Governments around the globe are embracing the mantra of open data and talking up its productivity benefits, but none have so far made the re-identification of this mass of anonymised data illegal.
That's possibly because the risks of re-identification in a world of multiple open sets of anonymised data are still energetically debated.
The possibility of outlawing re-identification is now being discussed in New Zealand, with both the Privacy Commissioner John Edwards and a May report (PDF) from the New Zealand Data Futures Forum suggesting that legal protections against re-identification may be necessary.
Edwards told ZDNet that he is trying to look towards the future and ensure that the value in government data can be safely extracted in ways that maintain public confidence.
“One of the methods might be a prohibition on re-identification. If we did that, we would be world leaders," he said.
Similarly, the Data Futures Forum report said it is necessary to develop a "robust data-use ecosystem" and to get the rules around open data right. This should include a data council to act as guardians and advisers, and a broad review of legislation.
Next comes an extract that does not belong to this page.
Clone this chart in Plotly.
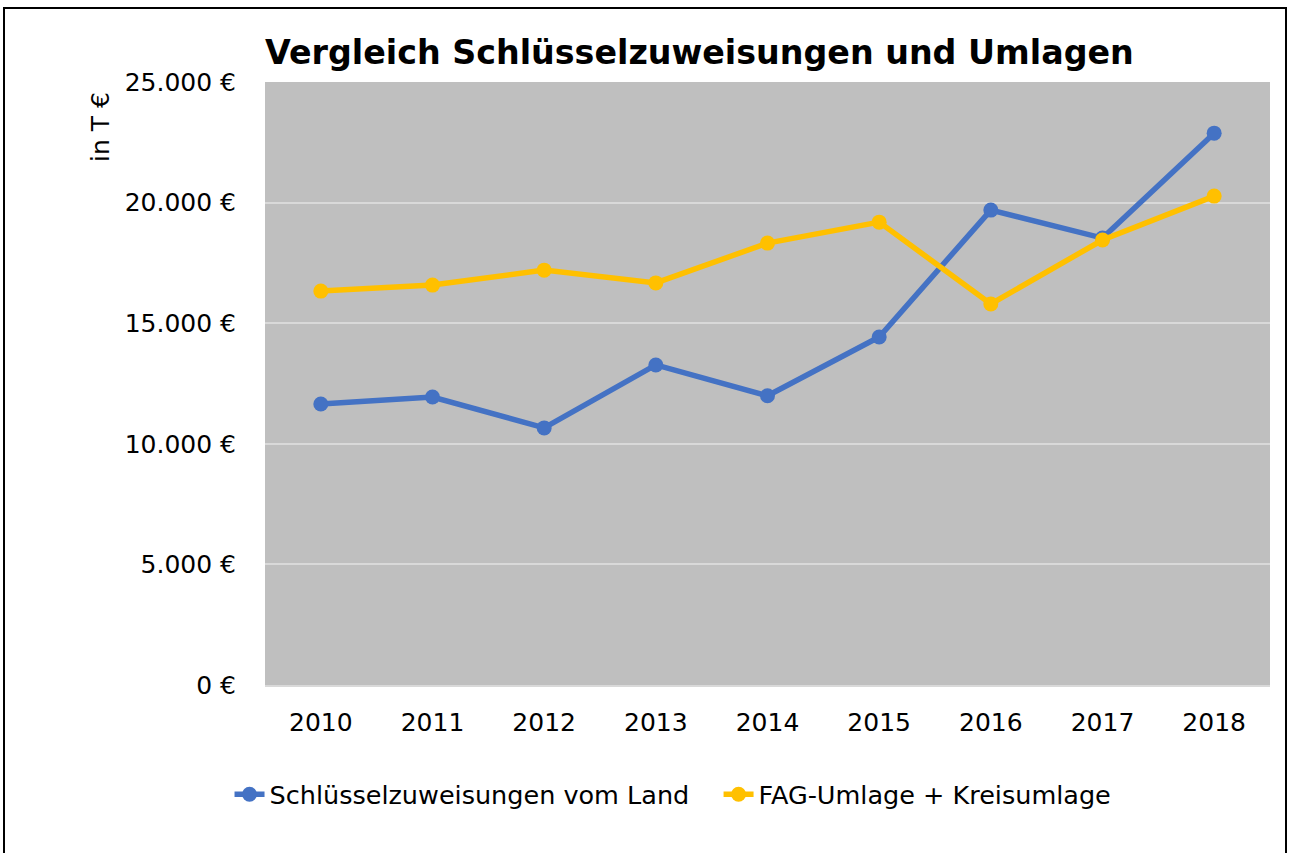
import plotly.graph_objects as go

# ---- Daten ----
jahre = ["2010", "2011", "2012", "2013", "2014", "2015", "2016", "2017", "2018"]
schluesselzuweisungen = [11650, 11940, 10660, 13270, 11990, 14430, 19690, 18530, 22880]
umlagen = [16330, 16580, 17200, 16670, 18320, 19190, 15800, 18450, 20270]

y_ticks = [0, 5000, 10000, 15000, 20000, 25000]
y_tick_text = ["0 €", "5.000 €", "10.000 €", "15.000 €", "20.000 €", "25.000 €"]

BLAU = "#4472C4"
GELB = "#FFC000"
FONT = "DejaVu Sans"
NBSP = "\u00a0"

fig = go.Figure()
fig.add_trace(go.Scatter(x=jahre, y=schluesselzuweisungen, mode="lines+markers",
                         name="Schlüsselzuweisungen vom Land" + NBSP * 3,
                         line=dict(color=BLAU, width=5.5), marker=dict(size=15, color=BLAU)))
fig.add_trace(go.Scatter(x=jahre, y=umlagen, mode="lines+markers",
                         name="FAG-Umlage + Kreisumlage",
                         line=dict(color=GELB, width=5.5), marker=dict(size=15, color=GELB)))

# Plotfläche: x 265-1270, y 82-685
fig.update_layout(
    width=1290, height=853,
    margin=dict(l=265, r=20, t=82, b=168),
    paper_bgcolor="white",
    plot_bgcolor="#BFBFBF",
    font=dict(family=FONT, size=25, color="black"),
    title=dict(text="<b>Vergleich Schlüsselzuweisungen und Umlagen</b>",
               x=265 / 1290, xanchor="left", y=1 - 52 / 853, yanchor="middle",
               font=dict(family=FONT, size=33.3, color="black")),
    showlegend=True,
    legend=dict(orientation="h", x=0.406, xanchor="center", y=-0.182, yanchor="middle",
                font=dict(size=25.5), bgcolor="rgba(0,0,0,0)"),
    xaxis=dict(type="category", range=[-0.5, 8.5], showgrid=False,
               showline=True, linecolor="#D9D9D9", linewidth=2,
               ticks="outside", ticklen=14, tickcolor="rgba(0,0,0,0)"),
    yaxis=dict(range=[0, 25000], tickvals=y_ticks, ticktext=y_tick_text,
               showgrid=True, gridcolor="#D9D9D9", gridwidth=2, zeroline=False,
               ticks="outside", ticklen=23, tickcolor="rgba(0,0,0,0)"),
    annotations=[dict(text="in T €", textangle=-90, xref="paper", yref="paper",
                      x=(100 - 265) / 1005, y=(685 - 127) / 603,
                      xanchor="center", yanchor="middle", showarrow=False,
                      font=dict(size=25))],
    shapes=[dict(type="rect", xref="paper", yref="paper",
                 x0=(4 - 265) / 1005, x1=(1286 - 265) / 1005,
                 y0=(685 - 870) / 603, y1=(685 - 8) / 603,
                 line=dict(color="black", width=2), fillcolor="rgba(0,0,0,0)")],
)

# Body-Rand der Seite entfernen, damit die Grafik bei (0,0) beginnt
fig.write_html("out.html", config={"displayModeBar": False},
               post_script="document.body.style.margin='0';")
The report also recommended: "Specific changes to legislation in the short term to provide for mandatory proactive release, extension of information sharing beyond central government, better definition of personal data and protections against re-identification of anonymised data.
"Although there are low risks involved, robust, secure, shared infrastructure, and governance are needed for this data-use scenario to protect individuals from accidental or malicious re-identification," the report said.
It recommended three changes to the Privacy Act: Updating the definition of personal data; extending the information-sharing provisions beyond central government; and including protections against the re-identification of anonymised data.
This week, Edwards addressed the issue in a speech (PDF) to New Zealand's Ministry of Social Development.
"For example, under the [Privacy] Act, there is currently no explicit prohibition on the re-identification of data from which identifying information has been removed," he said. "It's food for thought that a prohibition of this nature could potentially increase public confidence in the safe use of 'de-identified' or 'anonymised' data.
"Similarly, further work could be undertaken on strengthening individual rights to have information about them deleted, again increasing their confidence that information provided is not necessarily available forever and able to be combined with yet-to-be-created data sets."
For Edwards, there is still a lot of work to do before changes to the law are made.
"I’m not yet convinced there is a compelling case for it, and we would need to carefully consider practicalities and implications before recommending such a step.
“At this stage, I am much encouraged by talk of an independent 'data council' to provide ethical oversight and governance as a way to proceed with caution.”
In his submission to the Data Futures Forum, Edwards said an explicit prohibition in the Privacy Act "could usefully reassure people that they have a means of redress if they suffered harm due to them being successfully re-identified from supposedly anonymous data”.